MY DOG CLEO

    CLEO AND MEour first days together in 1998 and our last day together 2001

My Cleo dog came to live with me in 1998. She was described to me as a back-yard Poodle, two and a half years old, apricot in colour and weighed eleven pounds. Her tail had not been clipped and was long and fluffy. They said, “She is quite beautiful”. She’d been given to them by a working couple who lived in Parksville. The working couple would tether Angel on their clothes line when they went to work. The couple had heard about Pacific Assistance Dog Society from a friend and thought Angel (her name at the time but was later changed by P.A.D.S. to Cleo). Cleo tested to be intelligent and fearless, both characteristics needed to be trained as a working dog.

I’d been diagnosed with a benign brain tumour (acoustic neuroma) in 1981 and I had undergone a fifteen-and-a-half-hour micro surgery. The tumour was successfully removed but I was left with some residual effects: I was deaf in my left ear; I had a badly bruised facial nerve and a damaged vestibular nerve. I’d often feel tippy when I walked; I had short term memory loss and couldn’t sequence information the way I did before the surgery; my left eye was a little wonky and my smile was crocked, I was embarrassed when food would pop out of my mouth because of the weak muscles in my mouth; I could hear sound but it was flat and I had no idea what direction it was coming from, word discrimination was blurred. The two years after my surgery were long and difficult for both me and our family, in fact it was traumatic. My more than twenty-year marriage ended. I was determined to make the best possible recovery; I returned to college to upgrade my education so I could re-enter the work force after being an at-home mum for the past twenty-two years.

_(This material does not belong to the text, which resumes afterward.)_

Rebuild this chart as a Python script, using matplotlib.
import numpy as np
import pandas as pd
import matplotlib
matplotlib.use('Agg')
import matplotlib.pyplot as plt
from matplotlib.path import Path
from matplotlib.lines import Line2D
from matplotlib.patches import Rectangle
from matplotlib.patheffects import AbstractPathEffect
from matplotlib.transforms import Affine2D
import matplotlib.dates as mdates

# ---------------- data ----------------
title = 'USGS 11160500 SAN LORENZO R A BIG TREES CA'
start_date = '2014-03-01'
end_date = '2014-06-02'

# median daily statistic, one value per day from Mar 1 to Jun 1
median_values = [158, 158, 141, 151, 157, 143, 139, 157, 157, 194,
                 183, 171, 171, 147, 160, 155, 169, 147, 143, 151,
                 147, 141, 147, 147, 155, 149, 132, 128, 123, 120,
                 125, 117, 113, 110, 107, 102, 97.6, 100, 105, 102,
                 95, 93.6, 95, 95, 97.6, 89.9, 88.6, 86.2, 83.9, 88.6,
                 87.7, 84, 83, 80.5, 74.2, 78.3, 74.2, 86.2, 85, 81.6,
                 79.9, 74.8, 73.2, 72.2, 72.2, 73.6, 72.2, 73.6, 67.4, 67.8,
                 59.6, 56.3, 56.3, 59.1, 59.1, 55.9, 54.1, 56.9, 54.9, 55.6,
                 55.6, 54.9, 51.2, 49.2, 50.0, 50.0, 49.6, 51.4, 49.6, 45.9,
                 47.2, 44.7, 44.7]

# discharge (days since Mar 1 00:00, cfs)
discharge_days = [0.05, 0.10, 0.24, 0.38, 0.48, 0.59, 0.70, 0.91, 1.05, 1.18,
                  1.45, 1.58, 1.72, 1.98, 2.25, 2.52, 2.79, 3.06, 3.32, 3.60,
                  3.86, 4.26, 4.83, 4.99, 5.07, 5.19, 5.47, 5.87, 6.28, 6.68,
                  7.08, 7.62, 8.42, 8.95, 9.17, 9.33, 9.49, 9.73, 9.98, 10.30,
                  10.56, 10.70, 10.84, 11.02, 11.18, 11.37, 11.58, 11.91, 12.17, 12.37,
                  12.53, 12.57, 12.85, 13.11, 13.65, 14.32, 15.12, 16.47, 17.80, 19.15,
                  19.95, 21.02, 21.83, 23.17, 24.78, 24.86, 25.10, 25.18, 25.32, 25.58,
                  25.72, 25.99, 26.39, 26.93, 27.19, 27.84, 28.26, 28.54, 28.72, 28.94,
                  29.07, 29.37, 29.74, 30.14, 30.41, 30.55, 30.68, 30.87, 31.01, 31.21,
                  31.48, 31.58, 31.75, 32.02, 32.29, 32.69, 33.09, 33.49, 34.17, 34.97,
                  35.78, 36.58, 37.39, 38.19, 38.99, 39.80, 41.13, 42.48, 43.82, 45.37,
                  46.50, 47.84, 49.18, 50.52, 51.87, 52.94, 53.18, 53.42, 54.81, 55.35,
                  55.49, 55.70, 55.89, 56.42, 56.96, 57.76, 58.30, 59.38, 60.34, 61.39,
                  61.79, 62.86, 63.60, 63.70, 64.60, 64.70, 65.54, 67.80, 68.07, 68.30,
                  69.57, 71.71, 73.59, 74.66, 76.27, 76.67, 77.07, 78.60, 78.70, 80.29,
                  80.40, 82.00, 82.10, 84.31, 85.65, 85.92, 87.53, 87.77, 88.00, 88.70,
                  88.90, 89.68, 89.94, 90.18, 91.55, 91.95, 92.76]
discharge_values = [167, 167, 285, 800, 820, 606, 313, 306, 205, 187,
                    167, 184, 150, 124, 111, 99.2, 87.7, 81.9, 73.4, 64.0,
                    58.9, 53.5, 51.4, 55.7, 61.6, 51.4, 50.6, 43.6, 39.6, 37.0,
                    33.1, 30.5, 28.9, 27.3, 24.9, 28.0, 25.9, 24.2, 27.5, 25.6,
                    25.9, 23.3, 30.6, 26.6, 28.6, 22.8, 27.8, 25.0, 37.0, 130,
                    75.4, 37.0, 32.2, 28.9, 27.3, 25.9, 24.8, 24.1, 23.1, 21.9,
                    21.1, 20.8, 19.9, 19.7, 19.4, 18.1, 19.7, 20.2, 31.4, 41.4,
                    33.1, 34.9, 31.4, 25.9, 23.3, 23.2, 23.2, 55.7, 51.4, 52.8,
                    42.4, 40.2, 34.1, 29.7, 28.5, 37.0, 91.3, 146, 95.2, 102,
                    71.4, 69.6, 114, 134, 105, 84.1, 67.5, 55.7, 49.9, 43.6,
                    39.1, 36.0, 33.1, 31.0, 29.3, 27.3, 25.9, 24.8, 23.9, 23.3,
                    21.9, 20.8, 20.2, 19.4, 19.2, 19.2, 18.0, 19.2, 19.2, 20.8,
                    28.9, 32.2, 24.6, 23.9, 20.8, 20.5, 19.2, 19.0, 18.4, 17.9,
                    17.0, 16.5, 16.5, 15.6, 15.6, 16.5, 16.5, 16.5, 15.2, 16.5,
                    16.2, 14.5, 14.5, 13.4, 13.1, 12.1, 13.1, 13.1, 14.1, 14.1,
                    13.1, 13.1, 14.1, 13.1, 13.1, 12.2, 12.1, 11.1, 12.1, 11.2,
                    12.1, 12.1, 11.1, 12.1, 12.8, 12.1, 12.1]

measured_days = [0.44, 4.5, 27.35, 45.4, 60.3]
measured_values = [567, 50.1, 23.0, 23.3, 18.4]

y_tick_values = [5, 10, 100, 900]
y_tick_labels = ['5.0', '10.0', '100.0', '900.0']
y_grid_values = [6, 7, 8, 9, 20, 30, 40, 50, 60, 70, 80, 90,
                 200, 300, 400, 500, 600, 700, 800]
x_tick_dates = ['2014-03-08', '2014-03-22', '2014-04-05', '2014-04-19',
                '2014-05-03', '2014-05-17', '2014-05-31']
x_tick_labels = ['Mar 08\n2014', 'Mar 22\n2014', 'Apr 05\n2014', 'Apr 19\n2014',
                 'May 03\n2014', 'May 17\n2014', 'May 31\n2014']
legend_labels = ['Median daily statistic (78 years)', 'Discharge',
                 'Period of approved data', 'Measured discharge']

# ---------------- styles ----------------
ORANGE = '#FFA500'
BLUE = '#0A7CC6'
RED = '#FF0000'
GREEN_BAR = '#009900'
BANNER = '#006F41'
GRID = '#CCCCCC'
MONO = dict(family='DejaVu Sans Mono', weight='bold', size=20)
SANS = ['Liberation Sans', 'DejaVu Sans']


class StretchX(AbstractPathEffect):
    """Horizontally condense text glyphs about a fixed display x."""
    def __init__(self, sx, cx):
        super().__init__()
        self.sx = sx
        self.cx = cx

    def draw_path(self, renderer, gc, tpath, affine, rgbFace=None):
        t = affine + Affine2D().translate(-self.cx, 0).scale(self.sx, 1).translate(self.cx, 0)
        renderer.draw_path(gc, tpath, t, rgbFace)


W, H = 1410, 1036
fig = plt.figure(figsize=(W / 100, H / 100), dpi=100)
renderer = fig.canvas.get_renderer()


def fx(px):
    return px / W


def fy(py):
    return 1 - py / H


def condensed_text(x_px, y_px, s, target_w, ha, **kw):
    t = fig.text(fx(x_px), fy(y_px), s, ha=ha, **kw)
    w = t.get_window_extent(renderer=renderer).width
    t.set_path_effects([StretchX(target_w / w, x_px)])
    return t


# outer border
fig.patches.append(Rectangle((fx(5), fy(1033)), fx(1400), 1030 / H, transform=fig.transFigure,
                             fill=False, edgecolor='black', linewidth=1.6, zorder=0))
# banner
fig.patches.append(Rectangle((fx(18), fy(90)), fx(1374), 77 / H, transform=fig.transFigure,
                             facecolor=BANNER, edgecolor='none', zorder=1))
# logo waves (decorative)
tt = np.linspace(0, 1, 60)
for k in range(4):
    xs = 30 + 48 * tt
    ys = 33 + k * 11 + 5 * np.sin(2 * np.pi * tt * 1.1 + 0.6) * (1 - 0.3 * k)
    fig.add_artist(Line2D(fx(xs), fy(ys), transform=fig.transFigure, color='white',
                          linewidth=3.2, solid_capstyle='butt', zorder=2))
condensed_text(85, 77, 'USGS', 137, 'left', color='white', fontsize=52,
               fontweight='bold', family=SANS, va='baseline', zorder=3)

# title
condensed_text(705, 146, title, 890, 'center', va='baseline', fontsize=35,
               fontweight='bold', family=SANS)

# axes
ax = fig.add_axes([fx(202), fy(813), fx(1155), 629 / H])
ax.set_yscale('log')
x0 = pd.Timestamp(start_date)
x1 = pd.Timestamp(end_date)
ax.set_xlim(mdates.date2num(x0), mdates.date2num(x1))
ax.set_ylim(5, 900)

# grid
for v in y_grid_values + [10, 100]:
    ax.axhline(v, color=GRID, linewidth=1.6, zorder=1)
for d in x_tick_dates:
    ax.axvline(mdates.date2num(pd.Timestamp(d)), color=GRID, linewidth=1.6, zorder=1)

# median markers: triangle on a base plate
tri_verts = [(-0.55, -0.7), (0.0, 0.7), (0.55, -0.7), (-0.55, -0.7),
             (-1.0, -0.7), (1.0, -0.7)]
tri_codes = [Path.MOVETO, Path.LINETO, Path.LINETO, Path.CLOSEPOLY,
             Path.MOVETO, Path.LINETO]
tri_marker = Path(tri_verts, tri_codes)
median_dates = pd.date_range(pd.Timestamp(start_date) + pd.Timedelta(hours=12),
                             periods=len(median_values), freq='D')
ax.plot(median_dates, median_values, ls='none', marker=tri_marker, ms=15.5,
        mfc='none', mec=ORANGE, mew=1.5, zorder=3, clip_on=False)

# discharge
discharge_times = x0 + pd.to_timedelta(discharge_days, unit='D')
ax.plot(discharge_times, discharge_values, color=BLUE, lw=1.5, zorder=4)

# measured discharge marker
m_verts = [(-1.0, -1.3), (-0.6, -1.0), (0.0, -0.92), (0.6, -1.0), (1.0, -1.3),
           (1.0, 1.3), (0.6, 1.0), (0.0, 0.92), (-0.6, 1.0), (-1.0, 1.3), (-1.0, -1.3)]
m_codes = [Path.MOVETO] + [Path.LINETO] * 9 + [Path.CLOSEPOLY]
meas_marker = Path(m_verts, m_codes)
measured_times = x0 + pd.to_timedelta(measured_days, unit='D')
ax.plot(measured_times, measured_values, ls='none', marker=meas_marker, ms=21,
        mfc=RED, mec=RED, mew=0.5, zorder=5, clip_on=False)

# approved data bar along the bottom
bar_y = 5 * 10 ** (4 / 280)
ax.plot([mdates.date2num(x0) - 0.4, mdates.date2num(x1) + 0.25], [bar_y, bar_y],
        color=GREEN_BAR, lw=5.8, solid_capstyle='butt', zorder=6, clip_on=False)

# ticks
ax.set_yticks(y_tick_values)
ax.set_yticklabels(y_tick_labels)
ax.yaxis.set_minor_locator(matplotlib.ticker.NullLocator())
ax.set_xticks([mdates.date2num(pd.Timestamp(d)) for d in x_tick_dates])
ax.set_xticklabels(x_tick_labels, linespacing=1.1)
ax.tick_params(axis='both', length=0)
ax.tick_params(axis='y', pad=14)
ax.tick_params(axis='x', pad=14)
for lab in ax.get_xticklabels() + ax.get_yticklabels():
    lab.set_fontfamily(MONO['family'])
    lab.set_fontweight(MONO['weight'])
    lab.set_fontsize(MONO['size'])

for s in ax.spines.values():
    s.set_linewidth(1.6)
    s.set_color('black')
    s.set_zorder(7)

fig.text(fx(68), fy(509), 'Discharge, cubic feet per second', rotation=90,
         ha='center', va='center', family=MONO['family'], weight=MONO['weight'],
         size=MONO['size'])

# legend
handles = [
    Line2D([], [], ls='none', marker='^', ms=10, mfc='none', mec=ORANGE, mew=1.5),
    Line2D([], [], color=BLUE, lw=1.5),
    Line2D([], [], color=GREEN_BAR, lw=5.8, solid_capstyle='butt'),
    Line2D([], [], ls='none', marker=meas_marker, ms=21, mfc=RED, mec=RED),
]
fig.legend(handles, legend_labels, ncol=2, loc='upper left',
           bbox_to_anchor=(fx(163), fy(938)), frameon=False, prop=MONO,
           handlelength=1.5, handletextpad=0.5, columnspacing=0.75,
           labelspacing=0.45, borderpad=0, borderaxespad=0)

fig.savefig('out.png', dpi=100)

An employment counsellor, Leslie, from the Deaf and Hard of Hearing Association who was profoundly deaf was working with me to help me re-enter the work place. In one of our sessions she told me about her professionally trained hearing dog and as she talked about her dog I felt an overwhelming desire to have one too. She said they were very expensive. I didn’t have much money but I did have a house and I said, “I will sell my house if I have to”. Leslie contacted P.A.D.S. and had them send me an application form. I was told there would be a very long wait but to my surprise within a few months I got a phone call from them saying they had a dog for me. They told me her ten-month training had been sponsored and paid for by a party who lived in North Vancouver and the only cost to me would be for her kennel, leash and her insignia P.A.D.S. Jacket. Thankfully, I was then full-time employed as an Early Childhood Educator Arrangements were made for me to be off work for a week so the trainer from P.A.D.S. could come and train ME to work with the dog.

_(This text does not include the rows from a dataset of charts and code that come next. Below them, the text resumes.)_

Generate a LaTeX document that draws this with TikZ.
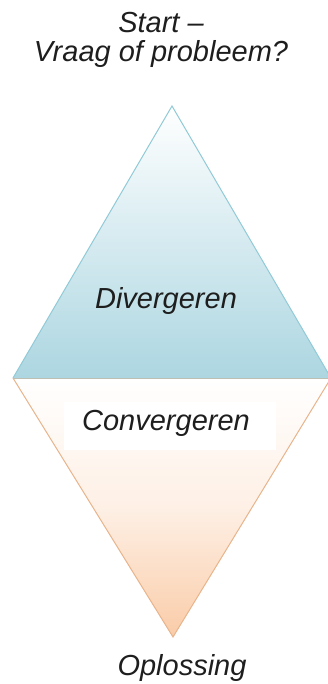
\documentclass[tikz,border=0pt]{standalone}
\usepackage{fontspec}
\setmainfont{Liberation Sans}
\definecolor{blueB}{RGB}{172,214,225}
\definecolor{blueE}{RGB}{145,202,215}
\definecolor{peachB}{RGB}{250,204,168}
\definecolor{peachM}{RGB}{253,232,214}
\definecolor{peachE}{RGB}{232,180,140}
\definecolor{txt}{RGB}{30,30,30}
\begin{document}
\begin{tikzpicture}[x=1pt,y=-1pt,
  lbl/.style={font=\fontsize{29}{31}\selectfont\itshape, text=txt, inner sep=0pt, align=center}]
\useasboundingbox (0,0) rectangle (328,684);
\clip (0,0) rectangle (328,684);
\coordinate (apex) at (172,106);
\coordinate (lv) at (13,378);
\coordinate (rv) at (331,378);
\coordinate (bot) at (173,637);
% top triangle
\path[top color=white, bottom color=blueB] (apex) -- (rv) -- (lv) -- cycle;
\draw[blueE, line width=1pt, line join=miter] (lv) -- (apex) -- (rv);
% bottom triangle
\path[top color=white, bottom color=peachB, middle color=peachB!30!white] (lv) -- (rv) -- (bot) -- cycle;
\draw[peachE, line width=1pt] (lv) -- (bot) -- (rv);
\draw[blueE!50!peachE, line width=0.8pt] (lv) -- (rv);
% white box behind Convergeren
\fill[white] (64,402) rectangle (276,450);
% texts
\node[lbl, anchor=base] (start) at (161,33) {Start --};
\node[lbl, anchor=base] (vraag) at (161,62) {Vraag of probleem?};
\node[lbl, anchor=base] (div) at (166,308) {Divergeren};
\node[lbl, anchor=base] (conv) at (166,430) {Convergeren};
\node[lbl, anchor=base] (opl) at (182,675) {Oplossing};
\end{tikzpicture}
\end{document}
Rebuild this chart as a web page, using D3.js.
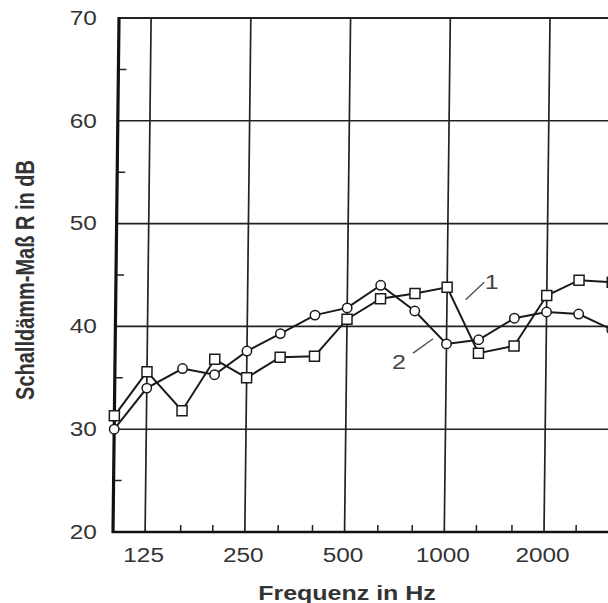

I watched from my dining room window as the trainer and Cleo walked down our long driveway. I couldn’t believe my eyes…she was beautiful. As I watched her walking down the driveway with proud, quick, assured steps, her long tail swooped up over her back I wondered how she could be so beautiful and smart at the same time. The trainer introduced us and said she would leave us to get acquainted with one another and would return in the morning for a boot-camp day of hard work. Upon return she said, “Cleo looks different…so relaxed and happy, I think she has really bonded with you.”

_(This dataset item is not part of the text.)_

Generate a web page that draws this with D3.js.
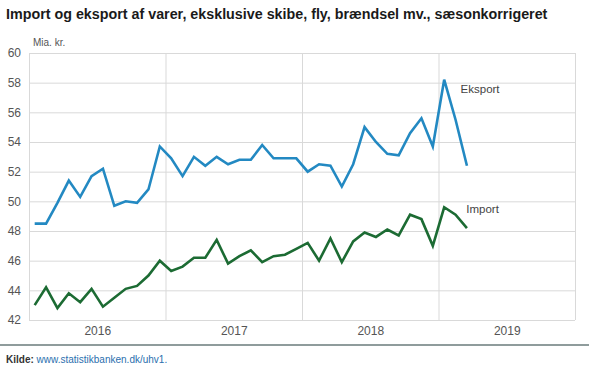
<!DOCTYPE html>
<html>
<head>
<meta charset="utf-8">
<script src="https://cdn.jsdelivr.net/npm/d3@7"></script>
<style>
    body { margin: 0; background: #fff; }
    svg { display: block; font-family: "Liberation Sans", Arial, sans-serif; }
</style>
</head>
<body>
<svg width="591" height="370"></svg>
<script>

// Månedlige tal, jan 2016 - mar 2019 (mia. kr.)
const months = d3.range(39).map(i => `${2016 + Math.floor(i / 12)}M${String(i % 12 + 1).padStart(2, "0")}`);

const eksport = [48.5, 48.5, 49.9, 51.4, 50.3, 51.7, 52.2, 49.7, 50.0, 49.9, 50.8, 53.7,
                 52.9, 51.7, 53.0, 52.4, 53.0, 52.5, 52.8, 52.8, 53.8, 52.9, 52.9, 52.9,
                 52.0, 52.5, 52.4, 51.0, 52.5, 55.0, 54.0, 53.2, 53.1, 54.6, 55.6, 53.7,
                 58.2, 55.5, 52.4];

const imports = [43.0, 44.2, 42.8, 43.8, 43.2, 44.1, 42.9, 43.5, 44.1, 44.3, 45.0, 46.0,
                 45.3, 45.6, 46.2, 46.2, 47.4, 45.8, 46.3, 46.7, 45.9, 46.3, 46.4, 46.8,
                 47.2, 46.0, 47.5, 45.9, 47.3, 47.9, 47.6, 48.1, 47.7, 49.1, 48.8, 47.0,
                 49.6, 49.1, 48.2];

const years = [2016, 2017, 2018, 2019];
const yTicks = [42, 44, 46, 48, 50, 52, 54, 56, 58, 60];

const svg = d3.select("svg");

const margin = {top: 53, right: 16, bottom: 50, left: 29};
const width = 591 - margin.left - margin.right;
const height = 370 - margin.top - margin.bottom;

// x: måned-index, hvert år fylder 12 enheder
const x = d3.scaleLinear()
    .domain([0, years.length * 12])
    .range([0, width]);

const y = d3.scaleLinear()
    .domain([42, 60])
    .range([height, 0]);

const g = svg.append("g")
    .attr("transform", `translate(${margin.left}, ${margin.top})`);

// vandrette gitterlinjer + y-akse
g.append("g")
    .attr("class", "y-axis")
    .call(d3.axisLeft(y).tickValues(yTicks).tickSize(-width).tickPadding(8))
    .call(a => a.select(".domain").remove())
    .call(a => a.selectAll("line").attr("stroke", "#d9d9d9"))
    .call(a => a.selectAll("text")
        .attr("fill", "#555")
        .attr("font-size", 12));

// lodrette linjer ved årsskift
g.append("g")
    .attr("class", "x-grid")
    .call(d3.axisBottom(x).tickValues(d3.range(0, years.length * 12 + 1, 12)).tickSize(-height).tickFormat(""))
    .attr("transform", `translate(0, ${height})`)
    .call(a => a.select(".domain").remove())
    .call(a => a.selectAll("line").attr("stroke", "#d9d9d9"));

// årstal midt i hvert år
g.append("g")
    .attr("class", "x-axis")
    .attr("transform", `translate(0, ${height})`)
    .call(d3.axisBottom(x)
        .tickValues(years.map((d, i) => i * 12 + 6))
        .tickFormat((d, i) => years[i])
        .tickSize(0)
        .tickPadding(6))
    .call(a => a.select(".domain").remove())
    .call(a => a.selectAll("text")
        .attr("fill", "#555")
        .attr("font-size", 12));

const line = d3.line()
    .x((d, i) => x(i + 0.5))
    .y(d => y(d));

const series = [
    {name: "Eksport", values: eksport, color: "#2389c2"},
    {name: "Import", values: imports, color: "#1c6b33"}
];

g.selectAll("path.serie")
    .data(series)
    .join("path")
    .attr("class", "serie")
    .attr("d", d => line(d.values))
    .attr("fill", "none")
    .attr("stroke", d => d.color)
    .attr("stroke-width", 2.6)
    .attr("stroke-linejoin", "miter");

// navne ved linjerne
g.append("text")
    .attr("x", x(37.5) + 5)
    .attr("y", y(57.6))
    .attr("dy", "0.35em")
    .attr("fill", "#444")
    .attr("font-size", 11.5)
    .text("Eksport");

g.append("text")
    .attr("x", x(38) + 5)
    .attr("y", y(49.5))
    .attr("dy", "0.35em")
    .attr("fill", "#444")
    .attr("font-size", 11.5)
    .text("Import");

g.append("text")
    .attr("x", 4)
    .attr("y", -7)
    .attr("fill", "#555")
    .attr("font-size", 10)
    .text("Mia. kr.");

// titel
svg.append("text")
    .attr("x", 6)
    .attr("y", 18.5)
    .attr("font-size", 14.3)
    .attr("font-weight", "bold")
    .attr("fill", "#1a1a1a")
    .text("Import og eksport af varer, eksklusive skibe, fly, brændsel mv., sæsonkorrigeret");

// skillelinje og kilde
svg.append("line")
    .attr("x1", 0)
    .attr("x2", 589)
    .attr("y1", 345)
    .attr("y2", 345)
    .attr("stroke", "#8f9c9c")
    .attr("stroke-width", 2);

const kilde = svg.append("text")
    .attr("x", 6)
    .attr("y", 363)
    .attr("font-size", 10);

kilde.append("tspan").attr("fill", "#333").attr("font-weight", "bold").text("Kilde: ");
kilde.append("tspan").attr("fill", "#2b6fae").text("www.statistikbanken.dk/uhv1.");

</script>
</body>
</html>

When the boot camp training week was over I asked Terry a very difficult question. I said, “I cannot imagine how I will deal with her death when that happens?” She said, “You will deal with that when it happens”. It was difficult. When it happened I went to bed and covered my head for days.

Cleo was my best friend, helper and restorer of life for twelve loving years. December 26, 2001 my good friend, Gaye picked us up and drove us to the Vet and then to the doggy crematorium. I had Cleo wrapped in her favourite blanket. My son Bruce brought the blanket back for me as a gift from Mexico and Cleo would, when she could, would snuggle into it. When the needle went into her leg I held her on her back close to my heart. She didn’t flinch. We looked deep into each other eyes. Her eyes told me she trusted me and my eyes told her I loved her. I will always miss her, and remember her in gratitude and love.